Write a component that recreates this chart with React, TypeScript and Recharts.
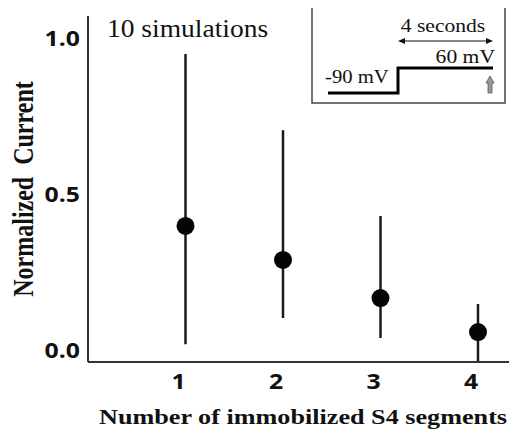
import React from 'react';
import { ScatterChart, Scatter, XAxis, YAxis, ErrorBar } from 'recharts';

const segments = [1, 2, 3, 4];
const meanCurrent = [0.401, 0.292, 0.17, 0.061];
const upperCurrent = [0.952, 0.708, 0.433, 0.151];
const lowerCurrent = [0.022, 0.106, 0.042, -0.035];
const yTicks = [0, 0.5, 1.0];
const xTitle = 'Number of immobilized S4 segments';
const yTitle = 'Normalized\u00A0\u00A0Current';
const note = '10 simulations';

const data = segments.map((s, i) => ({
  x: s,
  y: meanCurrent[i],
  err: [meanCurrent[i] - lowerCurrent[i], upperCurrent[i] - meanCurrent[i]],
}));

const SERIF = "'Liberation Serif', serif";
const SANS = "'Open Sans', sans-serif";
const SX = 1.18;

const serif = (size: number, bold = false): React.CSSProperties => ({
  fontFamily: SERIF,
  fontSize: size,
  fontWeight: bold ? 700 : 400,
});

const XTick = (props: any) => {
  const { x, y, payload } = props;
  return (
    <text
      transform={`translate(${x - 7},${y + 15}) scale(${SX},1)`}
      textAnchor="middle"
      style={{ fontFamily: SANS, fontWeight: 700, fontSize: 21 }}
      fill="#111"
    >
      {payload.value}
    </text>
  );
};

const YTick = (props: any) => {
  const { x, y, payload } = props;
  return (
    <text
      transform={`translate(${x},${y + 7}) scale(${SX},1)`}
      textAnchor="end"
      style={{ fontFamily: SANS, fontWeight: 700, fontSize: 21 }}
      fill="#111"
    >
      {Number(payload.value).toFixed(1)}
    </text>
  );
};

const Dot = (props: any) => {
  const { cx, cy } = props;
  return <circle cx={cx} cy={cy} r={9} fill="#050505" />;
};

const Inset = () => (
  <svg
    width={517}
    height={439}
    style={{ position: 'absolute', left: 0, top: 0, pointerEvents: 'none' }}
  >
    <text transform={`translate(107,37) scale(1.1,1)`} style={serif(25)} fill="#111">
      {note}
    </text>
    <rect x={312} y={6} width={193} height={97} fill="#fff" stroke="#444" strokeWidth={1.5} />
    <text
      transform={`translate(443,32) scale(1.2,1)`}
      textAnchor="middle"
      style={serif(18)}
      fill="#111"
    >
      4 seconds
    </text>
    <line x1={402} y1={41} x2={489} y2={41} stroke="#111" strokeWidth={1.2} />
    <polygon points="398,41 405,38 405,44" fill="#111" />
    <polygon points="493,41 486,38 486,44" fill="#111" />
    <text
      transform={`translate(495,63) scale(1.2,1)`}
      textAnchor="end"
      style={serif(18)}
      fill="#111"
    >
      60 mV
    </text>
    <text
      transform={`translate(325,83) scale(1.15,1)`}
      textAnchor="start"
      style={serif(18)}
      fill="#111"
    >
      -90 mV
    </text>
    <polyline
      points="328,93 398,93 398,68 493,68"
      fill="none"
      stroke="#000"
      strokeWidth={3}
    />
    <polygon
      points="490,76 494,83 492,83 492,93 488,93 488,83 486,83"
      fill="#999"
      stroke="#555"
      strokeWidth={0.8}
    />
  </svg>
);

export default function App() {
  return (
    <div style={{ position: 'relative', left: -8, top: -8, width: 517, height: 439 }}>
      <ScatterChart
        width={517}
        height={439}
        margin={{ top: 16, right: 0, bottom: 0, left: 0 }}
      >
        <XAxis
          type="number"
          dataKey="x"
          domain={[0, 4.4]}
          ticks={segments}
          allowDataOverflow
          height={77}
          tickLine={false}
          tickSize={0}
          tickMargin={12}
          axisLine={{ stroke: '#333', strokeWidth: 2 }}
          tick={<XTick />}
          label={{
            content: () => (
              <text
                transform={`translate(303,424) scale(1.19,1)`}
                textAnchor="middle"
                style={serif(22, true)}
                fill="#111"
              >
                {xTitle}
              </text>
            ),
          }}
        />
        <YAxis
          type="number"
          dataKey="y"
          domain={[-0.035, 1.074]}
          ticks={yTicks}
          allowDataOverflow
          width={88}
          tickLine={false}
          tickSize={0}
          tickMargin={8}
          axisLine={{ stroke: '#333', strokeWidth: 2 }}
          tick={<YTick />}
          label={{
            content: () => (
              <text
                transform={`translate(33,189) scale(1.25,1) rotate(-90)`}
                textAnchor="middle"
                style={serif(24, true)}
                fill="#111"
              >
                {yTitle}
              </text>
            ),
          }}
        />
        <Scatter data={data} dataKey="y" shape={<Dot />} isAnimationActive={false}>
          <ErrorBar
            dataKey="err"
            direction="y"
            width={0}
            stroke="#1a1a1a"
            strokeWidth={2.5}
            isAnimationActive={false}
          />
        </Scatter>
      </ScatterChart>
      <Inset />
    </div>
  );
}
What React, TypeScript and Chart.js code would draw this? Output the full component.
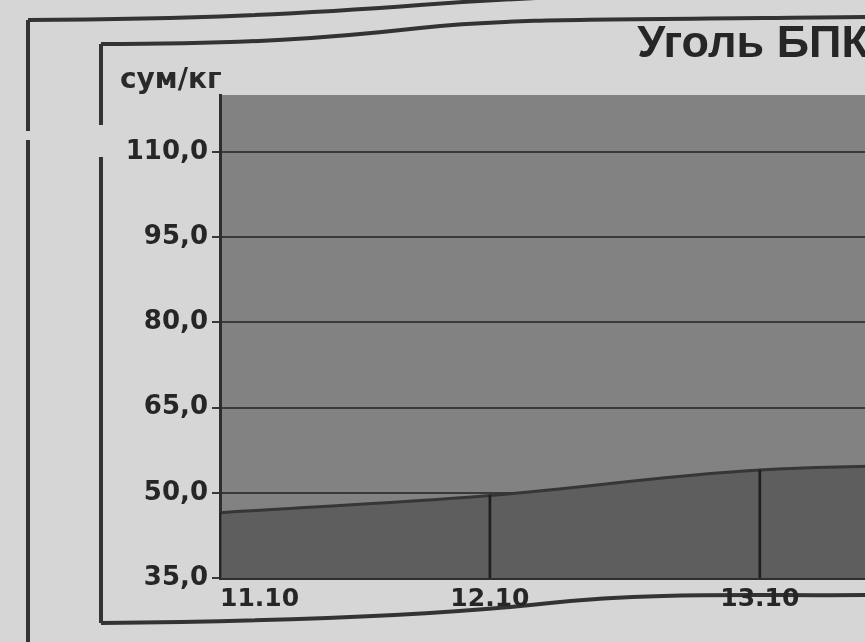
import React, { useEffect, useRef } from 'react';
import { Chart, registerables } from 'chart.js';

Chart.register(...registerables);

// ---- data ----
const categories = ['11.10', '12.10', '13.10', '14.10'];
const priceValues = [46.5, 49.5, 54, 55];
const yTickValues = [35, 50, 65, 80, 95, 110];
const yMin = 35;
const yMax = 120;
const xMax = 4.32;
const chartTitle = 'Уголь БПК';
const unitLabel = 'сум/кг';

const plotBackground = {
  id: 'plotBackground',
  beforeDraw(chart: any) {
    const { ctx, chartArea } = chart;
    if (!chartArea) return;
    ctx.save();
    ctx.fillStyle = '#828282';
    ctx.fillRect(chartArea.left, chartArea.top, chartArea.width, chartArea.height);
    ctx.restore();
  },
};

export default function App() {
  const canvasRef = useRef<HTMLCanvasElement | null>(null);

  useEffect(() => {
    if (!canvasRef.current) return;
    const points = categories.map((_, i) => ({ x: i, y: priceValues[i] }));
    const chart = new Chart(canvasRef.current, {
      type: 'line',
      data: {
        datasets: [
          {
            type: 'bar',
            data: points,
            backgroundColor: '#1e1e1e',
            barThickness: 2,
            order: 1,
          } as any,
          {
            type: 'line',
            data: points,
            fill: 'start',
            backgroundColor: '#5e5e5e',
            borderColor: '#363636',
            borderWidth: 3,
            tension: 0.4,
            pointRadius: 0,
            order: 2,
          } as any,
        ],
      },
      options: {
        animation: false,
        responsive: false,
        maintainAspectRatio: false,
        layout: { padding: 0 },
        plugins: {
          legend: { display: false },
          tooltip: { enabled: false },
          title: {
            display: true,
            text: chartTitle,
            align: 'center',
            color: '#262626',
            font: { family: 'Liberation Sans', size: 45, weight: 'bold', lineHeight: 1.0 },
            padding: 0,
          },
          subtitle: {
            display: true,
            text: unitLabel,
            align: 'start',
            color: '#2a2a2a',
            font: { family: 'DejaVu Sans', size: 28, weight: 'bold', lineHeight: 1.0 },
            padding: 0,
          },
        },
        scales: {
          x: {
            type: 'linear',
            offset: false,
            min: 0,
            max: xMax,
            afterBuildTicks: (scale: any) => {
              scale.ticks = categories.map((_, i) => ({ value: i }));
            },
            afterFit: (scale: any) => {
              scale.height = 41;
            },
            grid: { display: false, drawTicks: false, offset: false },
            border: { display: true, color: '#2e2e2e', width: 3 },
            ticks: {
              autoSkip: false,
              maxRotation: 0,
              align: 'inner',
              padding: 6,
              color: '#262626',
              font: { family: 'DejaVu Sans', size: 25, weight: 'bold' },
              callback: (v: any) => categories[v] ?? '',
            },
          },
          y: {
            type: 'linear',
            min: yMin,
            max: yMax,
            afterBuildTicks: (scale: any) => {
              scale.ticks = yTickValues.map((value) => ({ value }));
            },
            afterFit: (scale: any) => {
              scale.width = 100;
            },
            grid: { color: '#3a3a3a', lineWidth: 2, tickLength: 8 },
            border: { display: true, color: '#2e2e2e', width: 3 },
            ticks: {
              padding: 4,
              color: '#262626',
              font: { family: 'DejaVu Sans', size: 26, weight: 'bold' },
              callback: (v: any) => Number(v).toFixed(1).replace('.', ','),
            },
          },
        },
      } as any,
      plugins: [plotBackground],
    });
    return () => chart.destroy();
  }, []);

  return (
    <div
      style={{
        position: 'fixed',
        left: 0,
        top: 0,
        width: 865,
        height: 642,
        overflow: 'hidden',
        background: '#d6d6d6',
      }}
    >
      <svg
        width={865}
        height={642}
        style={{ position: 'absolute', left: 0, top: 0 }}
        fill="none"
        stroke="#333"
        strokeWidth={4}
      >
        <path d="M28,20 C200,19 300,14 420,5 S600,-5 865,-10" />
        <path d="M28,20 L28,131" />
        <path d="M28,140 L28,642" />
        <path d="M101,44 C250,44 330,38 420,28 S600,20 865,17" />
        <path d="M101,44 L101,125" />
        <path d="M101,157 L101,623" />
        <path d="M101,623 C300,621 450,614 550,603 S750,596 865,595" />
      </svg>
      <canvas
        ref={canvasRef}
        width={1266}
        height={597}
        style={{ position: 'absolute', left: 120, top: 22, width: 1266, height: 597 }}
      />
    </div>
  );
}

--

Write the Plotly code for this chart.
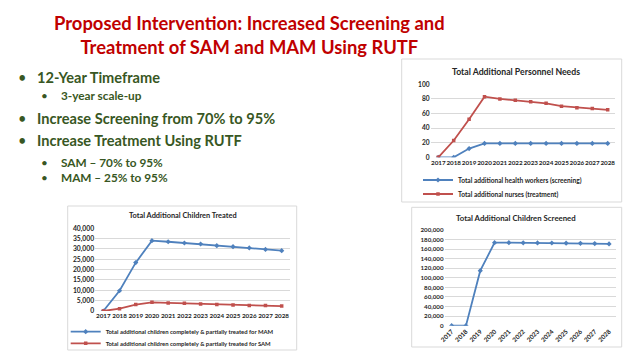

--

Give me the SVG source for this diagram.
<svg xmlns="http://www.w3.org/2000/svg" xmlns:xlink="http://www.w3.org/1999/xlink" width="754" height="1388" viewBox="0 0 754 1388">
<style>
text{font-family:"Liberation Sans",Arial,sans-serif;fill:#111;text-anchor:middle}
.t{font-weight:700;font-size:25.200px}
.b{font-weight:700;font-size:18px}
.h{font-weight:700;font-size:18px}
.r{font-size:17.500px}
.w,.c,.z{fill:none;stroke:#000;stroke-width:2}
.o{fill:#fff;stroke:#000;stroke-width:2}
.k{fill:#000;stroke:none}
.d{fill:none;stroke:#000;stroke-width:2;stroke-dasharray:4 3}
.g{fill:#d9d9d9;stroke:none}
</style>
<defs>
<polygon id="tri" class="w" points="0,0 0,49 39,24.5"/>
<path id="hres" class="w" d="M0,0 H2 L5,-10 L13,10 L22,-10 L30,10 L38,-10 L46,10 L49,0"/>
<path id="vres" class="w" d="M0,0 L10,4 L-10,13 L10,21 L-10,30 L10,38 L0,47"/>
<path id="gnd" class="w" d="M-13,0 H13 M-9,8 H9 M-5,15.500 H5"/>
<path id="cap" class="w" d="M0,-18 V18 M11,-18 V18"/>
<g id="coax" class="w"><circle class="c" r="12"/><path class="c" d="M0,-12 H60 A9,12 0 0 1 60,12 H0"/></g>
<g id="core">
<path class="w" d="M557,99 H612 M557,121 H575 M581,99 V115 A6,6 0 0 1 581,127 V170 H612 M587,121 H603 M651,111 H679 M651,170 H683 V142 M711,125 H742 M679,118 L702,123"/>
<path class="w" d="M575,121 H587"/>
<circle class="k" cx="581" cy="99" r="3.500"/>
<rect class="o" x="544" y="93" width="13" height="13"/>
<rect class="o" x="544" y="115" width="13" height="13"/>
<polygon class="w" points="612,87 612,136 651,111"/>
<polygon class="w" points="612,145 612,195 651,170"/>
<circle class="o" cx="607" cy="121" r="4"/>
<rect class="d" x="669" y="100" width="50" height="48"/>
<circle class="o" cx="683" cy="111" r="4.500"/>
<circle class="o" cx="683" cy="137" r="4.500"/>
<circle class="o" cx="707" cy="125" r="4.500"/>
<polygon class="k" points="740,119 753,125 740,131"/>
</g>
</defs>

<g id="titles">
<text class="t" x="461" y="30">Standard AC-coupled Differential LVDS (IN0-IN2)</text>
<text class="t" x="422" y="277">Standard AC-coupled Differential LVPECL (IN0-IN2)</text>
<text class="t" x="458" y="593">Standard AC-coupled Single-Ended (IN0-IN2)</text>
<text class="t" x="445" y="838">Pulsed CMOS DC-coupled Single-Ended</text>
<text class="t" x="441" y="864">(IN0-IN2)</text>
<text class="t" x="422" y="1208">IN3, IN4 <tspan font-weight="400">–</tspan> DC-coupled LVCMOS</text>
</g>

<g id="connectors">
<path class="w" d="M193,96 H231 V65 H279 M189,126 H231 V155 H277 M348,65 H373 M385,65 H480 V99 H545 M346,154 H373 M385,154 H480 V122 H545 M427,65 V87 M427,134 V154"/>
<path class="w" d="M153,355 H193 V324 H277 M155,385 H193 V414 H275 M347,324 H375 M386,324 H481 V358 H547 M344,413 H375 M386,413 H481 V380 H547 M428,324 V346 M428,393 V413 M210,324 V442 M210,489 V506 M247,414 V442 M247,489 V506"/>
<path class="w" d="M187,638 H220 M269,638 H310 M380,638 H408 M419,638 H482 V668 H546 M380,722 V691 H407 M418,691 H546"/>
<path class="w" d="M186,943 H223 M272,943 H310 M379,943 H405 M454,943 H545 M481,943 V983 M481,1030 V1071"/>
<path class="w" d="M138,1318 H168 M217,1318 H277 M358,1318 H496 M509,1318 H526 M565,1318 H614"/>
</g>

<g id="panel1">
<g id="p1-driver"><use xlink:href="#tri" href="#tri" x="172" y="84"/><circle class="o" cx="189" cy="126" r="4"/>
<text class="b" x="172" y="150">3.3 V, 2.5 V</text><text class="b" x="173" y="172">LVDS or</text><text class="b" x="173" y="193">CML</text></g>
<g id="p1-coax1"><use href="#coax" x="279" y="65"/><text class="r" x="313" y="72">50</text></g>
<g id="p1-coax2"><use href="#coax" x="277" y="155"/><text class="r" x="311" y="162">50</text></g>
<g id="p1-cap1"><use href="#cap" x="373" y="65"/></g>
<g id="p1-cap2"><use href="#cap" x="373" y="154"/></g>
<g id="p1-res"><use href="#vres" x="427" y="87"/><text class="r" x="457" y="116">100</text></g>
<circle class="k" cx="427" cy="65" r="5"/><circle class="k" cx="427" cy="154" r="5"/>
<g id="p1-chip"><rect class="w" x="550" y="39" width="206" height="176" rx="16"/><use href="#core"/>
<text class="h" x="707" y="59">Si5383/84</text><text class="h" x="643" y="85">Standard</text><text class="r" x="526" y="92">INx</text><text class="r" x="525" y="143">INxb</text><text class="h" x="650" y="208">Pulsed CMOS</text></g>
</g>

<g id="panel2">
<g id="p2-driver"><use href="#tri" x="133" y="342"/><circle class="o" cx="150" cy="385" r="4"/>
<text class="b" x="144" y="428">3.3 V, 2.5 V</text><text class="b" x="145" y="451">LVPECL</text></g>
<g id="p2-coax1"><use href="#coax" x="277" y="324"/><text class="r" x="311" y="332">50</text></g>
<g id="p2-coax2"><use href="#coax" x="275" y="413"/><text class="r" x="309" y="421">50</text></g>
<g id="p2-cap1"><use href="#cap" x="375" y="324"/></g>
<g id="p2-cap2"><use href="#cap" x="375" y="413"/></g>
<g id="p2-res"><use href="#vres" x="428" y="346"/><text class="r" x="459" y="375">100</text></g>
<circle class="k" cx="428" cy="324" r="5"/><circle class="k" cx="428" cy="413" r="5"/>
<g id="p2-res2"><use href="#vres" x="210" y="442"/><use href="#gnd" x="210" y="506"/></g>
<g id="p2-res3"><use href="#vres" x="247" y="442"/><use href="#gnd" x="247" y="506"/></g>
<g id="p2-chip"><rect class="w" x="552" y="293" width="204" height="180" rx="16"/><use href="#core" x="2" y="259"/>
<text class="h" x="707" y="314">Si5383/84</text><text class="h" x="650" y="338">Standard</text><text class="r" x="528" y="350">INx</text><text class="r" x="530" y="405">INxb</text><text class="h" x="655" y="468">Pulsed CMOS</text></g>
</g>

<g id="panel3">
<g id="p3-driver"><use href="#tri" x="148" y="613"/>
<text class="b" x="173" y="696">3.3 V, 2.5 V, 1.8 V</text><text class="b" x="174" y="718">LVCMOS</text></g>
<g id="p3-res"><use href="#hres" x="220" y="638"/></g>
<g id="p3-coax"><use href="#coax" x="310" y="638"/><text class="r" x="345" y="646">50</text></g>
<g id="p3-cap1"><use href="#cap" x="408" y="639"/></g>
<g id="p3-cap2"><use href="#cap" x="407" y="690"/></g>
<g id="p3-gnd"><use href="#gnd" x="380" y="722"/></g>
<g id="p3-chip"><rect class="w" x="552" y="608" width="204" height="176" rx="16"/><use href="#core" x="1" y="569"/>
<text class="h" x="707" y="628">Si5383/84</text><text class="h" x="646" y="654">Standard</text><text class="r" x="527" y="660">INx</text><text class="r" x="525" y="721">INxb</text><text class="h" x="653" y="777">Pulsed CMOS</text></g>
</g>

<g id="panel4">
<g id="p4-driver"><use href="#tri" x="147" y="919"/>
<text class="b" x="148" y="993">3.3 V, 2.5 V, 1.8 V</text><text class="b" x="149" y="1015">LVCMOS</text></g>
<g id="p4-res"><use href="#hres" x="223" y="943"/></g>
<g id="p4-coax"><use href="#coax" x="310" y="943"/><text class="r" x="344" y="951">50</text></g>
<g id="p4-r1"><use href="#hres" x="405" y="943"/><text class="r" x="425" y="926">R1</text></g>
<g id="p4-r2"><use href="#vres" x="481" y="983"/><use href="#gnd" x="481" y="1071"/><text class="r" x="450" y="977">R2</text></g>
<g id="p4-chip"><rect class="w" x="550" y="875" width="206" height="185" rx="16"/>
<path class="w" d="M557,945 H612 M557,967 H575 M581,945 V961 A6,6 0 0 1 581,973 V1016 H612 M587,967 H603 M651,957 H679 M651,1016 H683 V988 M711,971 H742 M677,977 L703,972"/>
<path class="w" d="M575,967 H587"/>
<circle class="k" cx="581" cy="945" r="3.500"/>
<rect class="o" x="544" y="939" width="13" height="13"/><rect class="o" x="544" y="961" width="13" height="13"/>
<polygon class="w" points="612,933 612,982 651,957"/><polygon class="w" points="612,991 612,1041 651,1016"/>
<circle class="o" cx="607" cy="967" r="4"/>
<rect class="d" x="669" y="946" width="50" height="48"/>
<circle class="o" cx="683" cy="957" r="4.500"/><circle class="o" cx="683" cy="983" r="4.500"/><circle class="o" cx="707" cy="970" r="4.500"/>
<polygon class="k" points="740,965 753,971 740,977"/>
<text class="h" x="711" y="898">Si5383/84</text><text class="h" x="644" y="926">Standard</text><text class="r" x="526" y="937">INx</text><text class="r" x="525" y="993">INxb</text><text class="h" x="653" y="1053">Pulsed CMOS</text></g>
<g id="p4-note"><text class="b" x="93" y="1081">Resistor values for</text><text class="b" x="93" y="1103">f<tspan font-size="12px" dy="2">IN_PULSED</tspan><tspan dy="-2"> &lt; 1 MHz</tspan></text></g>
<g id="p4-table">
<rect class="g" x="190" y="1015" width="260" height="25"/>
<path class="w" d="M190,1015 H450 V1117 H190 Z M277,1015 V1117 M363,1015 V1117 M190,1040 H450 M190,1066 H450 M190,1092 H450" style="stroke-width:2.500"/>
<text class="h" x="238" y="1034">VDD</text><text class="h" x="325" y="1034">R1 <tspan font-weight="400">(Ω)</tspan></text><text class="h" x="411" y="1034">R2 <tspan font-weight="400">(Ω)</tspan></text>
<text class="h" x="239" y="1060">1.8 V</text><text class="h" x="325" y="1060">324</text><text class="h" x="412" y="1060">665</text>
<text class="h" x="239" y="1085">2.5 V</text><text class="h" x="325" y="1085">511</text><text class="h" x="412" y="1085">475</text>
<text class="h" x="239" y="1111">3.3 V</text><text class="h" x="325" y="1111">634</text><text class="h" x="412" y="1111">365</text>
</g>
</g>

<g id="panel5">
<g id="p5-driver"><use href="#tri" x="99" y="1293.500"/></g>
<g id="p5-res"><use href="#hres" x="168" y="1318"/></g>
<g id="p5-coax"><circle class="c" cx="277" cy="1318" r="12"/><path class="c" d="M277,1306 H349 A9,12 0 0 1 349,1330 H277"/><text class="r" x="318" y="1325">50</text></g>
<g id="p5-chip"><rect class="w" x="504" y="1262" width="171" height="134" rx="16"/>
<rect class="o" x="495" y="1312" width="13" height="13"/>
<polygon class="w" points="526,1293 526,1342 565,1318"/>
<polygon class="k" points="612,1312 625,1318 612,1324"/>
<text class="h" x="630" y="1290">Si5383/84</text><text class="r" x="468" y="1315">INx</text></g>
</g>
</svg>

**Directive**
Copy the part that starts at the line with "Write a component" and finishes at the line with "XAxis, YAxis, ErrorBar", both included, and nothing more. Pictures are left out.

**Final answer**
Write a component that recreates this chart with React, TypeScript and Recharts.
import React from 'react';
import { ScatterChart, Scatter, XAxis, YAxis, ErrorBar } from 'recharts';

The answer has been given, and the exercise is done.